Wills are legal documents dictating how a person’s assets are to be disposed of upon his or her death. Family historians can learn a lot from these records because they typically include the names, and sometimes places of residence, of next of kin. Look for the names of spouses, children, siblings and other relatives, and make a note of unfamiliar names included for further research. They may turn out to be extended family that you’re not yet aware of. Note the order in which children are listed, since they are often listed in order of birth. The distribution of assets may also hold clues. Make notes of organizations—religious and otherwise—to which your ancestor bequeaths assets. There may be additional information about your ancestor in the records of that group. Transcribe the will and extract pertinent details so that you can follow up on all the clues found in these important documents.
Administrator and Guardian Bonds
Administrators were court-appointed persons who were responsible for administering the estate according to the prevailing laws. Guardians were appointed to look out for the interests of minor children of the deceased. Both administrators and guardians were required to post a bond equal to the amount of the estate to ensure proper distribution of the estate. Since bondsmen were bound to the interests of the estate and/or minor heirs, they were typically relatives or very close friends, so make note of their names. They can provide clues to a wife’s maiden name, in-laws, and other extended family.
World War I Service Records
In this portion of the collection you'll find official service records of the U.S. Army, Navy, and Marine Corps, 1917–1919, from Troup County, Georgia, as compiled by the Veterans Service Office of the State of Georgia.
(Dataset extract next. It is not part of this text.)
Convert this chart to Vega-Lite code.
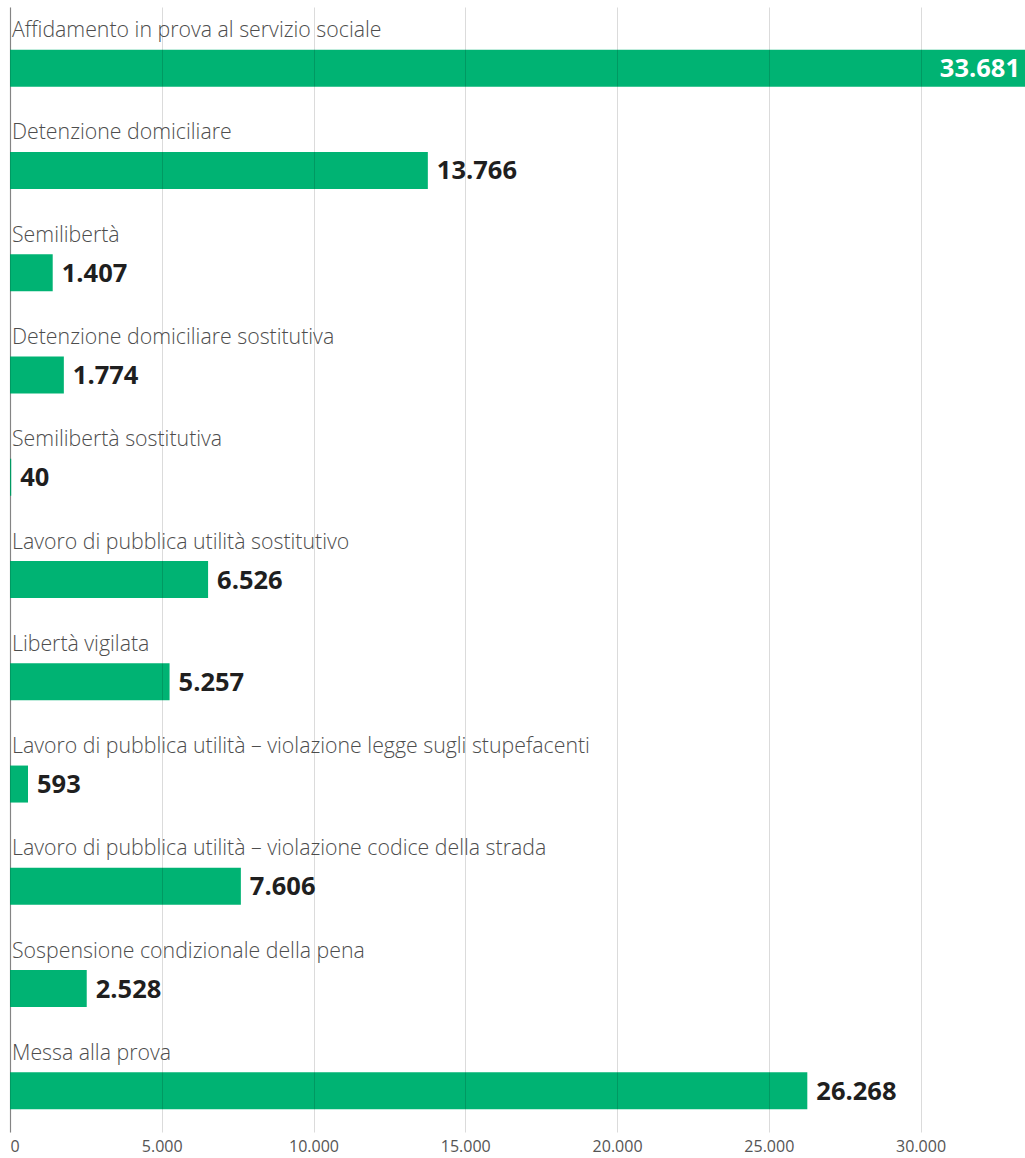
{
  "$schema": "https://vega.github.io/schema/vega-lite/v6.json",
  "width": 1025,
  "height": 1158,
  "padding": {"left": 10, "top": 7, "right": 0, "bottom": 4},
  "autosize": {"type": "fit", "contains": "padding"},
  "config": {
    "view": {"stroke": null},
    "font": "Open Sans",
    "locale": {"number": {"decimal": ",", "thousands": ".", "grouping": [3], "currency": ["€", ""]}}
  },
  "data": {
    "values": [
      {"category": "Affidamento in prova al servizio sociale", "value": 33681},
      {"category": "Detenzione domiciliare", "value": 13766},
      {"category": "Semilibertà", "value": 1407},
      {"category": "Detenzione domiciliare sostitutiva", "value": 1774},
      {"category": "Semilibertà sostitutiva", "value": 40},
      {"category": "Lavoro di pubblica utilità sostitutivo", "value": 6526},
      {"category": "Libertà vigilata", "value": 5257},
      {"category": "Lavoro di pubblica utilità – violazione legge sugli stupefacenti", "value": 593},
      {"category": "Lavoro di pubblica utilità – violazione codice della strada", "value": 7606},
      {"category": "Sospensione condizionale della pena", "value": 2528},
      {"category": "Messa alla prova", "value": 26268}
    ]
  },
  "encoding": {
    "y": {
      "field": "category",
      "type": "nominal",
      "sort": null,
      "scale": {"paddingInner": 0, "paddingOuter": 0},
      "axis": {"labels": false, "ticks": false, "title": null, "grid": false, "domainColor": "#9a9a9a", "domainWidth": 1.2}
    }
  },
  "layer": [
    {
      "mark": {"type": "bar", "height": 37, "yOffset": 10, "color": "#00b373"},
      "encoding": {
        "x": {
          "field": "value",
          "type": "quantitative",
          "scale": {"domain": [0, 33440], "nice": false, "clamp": true},
          "axis": {
            "values": [0, 5000, 10000, 15000, 20000, 25000, 30000],
            "format": ",d",
            "title": null,
            "domain": false,
            "ticks": false,
            "grid": true,
            "gridColor": "#000000",
            "gridOpacity": 0.14,
            "labelFontSize": 16,
            "labelColor": "#555555",
            "labelPadding": 6,
            "labelBaseline": "top",
            "zindex": 1
          }
        }
      }
    },
    {
      "mark": {"type": "text", "align": "left", "baseline": "alphabetic", "dx": 2, "dy": -21, "fontSize": 21.3, "fontWeight": 300, "color": "#4d4d4d"},
      "encoding": {
        "x": {"datum": 0, "type": "quantitative"},
        "text": {"field": "category"}
      }
    },
    {
      "transform": [{"filter": "datum.value < 30000"}],
      "mark": {"type": "text", "align": "left", "baseline": "middle", "dx": 9, "dy": 11, "fontSize": 25.5, "fontWeight": "bold", "color": "#1f1f1f"},
      "encoding": {
        "x": {"field": "value", "type": "quantitative"},
        "text": {"field": "value", "type": "quantitative", "format": ",d"}
      }
    },
    {
      "transform": [{"filter": "datum.value >= 30000"}],
      "mark": {"type": "text", "align": "right", "baseline": "middle", "dx": -5, "dy": 11, "fontSize": 25.5, "fontWeight": "bold", "color": "#ffffff"},
      "encoding": {
        "x": {"field": "value", "type": "quantitative"},
        "text": {"field": "value", "type": "quantitative", "format": ",d"}
      }
    }
  ]
}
The World War I service records for each serviceman are filed alphabetically. Each record includes name, race, address, birth date and place, appointment (rank, date, and branch of service), promotions, assignments, principal stations, overseas service, and discharge.
Tax digests can be helpful in placing an ancestor in a particular place. Look for the number of "polls" to determine how many males, age 21 to 60, were in the household. They can also reveal personal details about your ancestor's property, economic status, and lifestyle. Details such as the number of slaves owned or hired, livestock, amount and types of land owned, savings and/or debt, income, and luxury items like carriages or billiard tables are among the items noted on tax digests.